When books make you cry

I went to the British Library’s current exhibition anticipating that it would be interesting. What I didn’t expect was that it would move me to tears.

Writing Britain is a history of landscape presented through works of literature, from the original manuscript of Chaucer’s Canterbury Tales to Dickens and Woolf. It reunited me with some wonderful books I grew up with: Arthur Ransome’s Swallowdale and Winifred Holtby’s South Riding, to name just two.

And there were gems I’d never seen before; The Labours of Women, a witty feminist tract of 1792 by Mary Collier who was a peasant and washerwoman, Henry Moore’s lithographic illustrations of WH Auden’s poems, and Fay Godwin’s haunting photographs for Poet Laureate Ted Hughes.

Books and landscape

No matter how far we travel or how long we’re away, there’s a visceral connection to where we come from, and it can surface when we least expect it. It was the “Dark Satanic Mills” section of the show that got to me. I felt suddenly overwhelmed standing in front of Charlotte Bronte’s manuscript for Shirley. This is the book where, like her friend Mrs Gaskell, she writes with passionate concern about the conflicts between labour and capital at a time when factory production was transforming the face of England.

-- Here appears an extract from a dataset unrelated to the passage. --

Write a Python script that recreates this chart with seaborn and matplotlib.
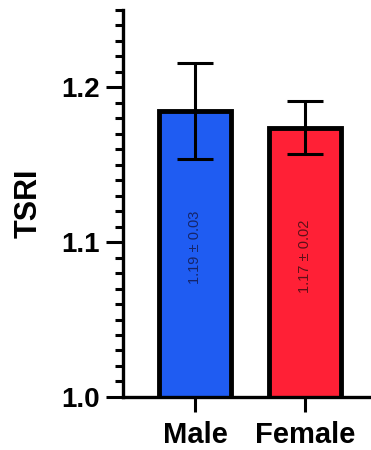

That landscape has changed again in my own lifetime. The northern industrial communities that were the subject matter of so many writers were the centre of my world growing up in postwar Lancashire. Then came Thatcherism, and in a few short years it ruthlessly wiped out the productive basis of those communities. But they live on, in two centuries’ worth of great books that are with us for all time. Thank goodness for libraries that celebrate them.

Underground music

An unexpected consequence of the economic crisis in London is a rise in the quality of busking. On the tube over the weekend I heard a brilliant Mozart violin performance, a fine Spanish guitarist and an outstanding saxophonist. Some of the buskers may be out-of-work musos, others students struggling to pay tuition fees that government no longer funds – either way, they’re great and you just hope they’ll be able to keep on playing. And get properly paid for it.

Travel notes

Talking of the Underground – for anyone back in Oz planning a trip here, I hope you know about the Oyster. The Transport for London kind, not the Sydney Rock kind. It’s the prepaid rechargeable pass for tube and buses, and it’s hard going getting round without one. You can order one online, it’s delivered to your home address in Australia within days, and when you arrive at Heathrow you can jump straight on the tube into town. Much cheaper than cabs and given the state of the roads, much quicker too. And you can keep it to use again on subsequent visits.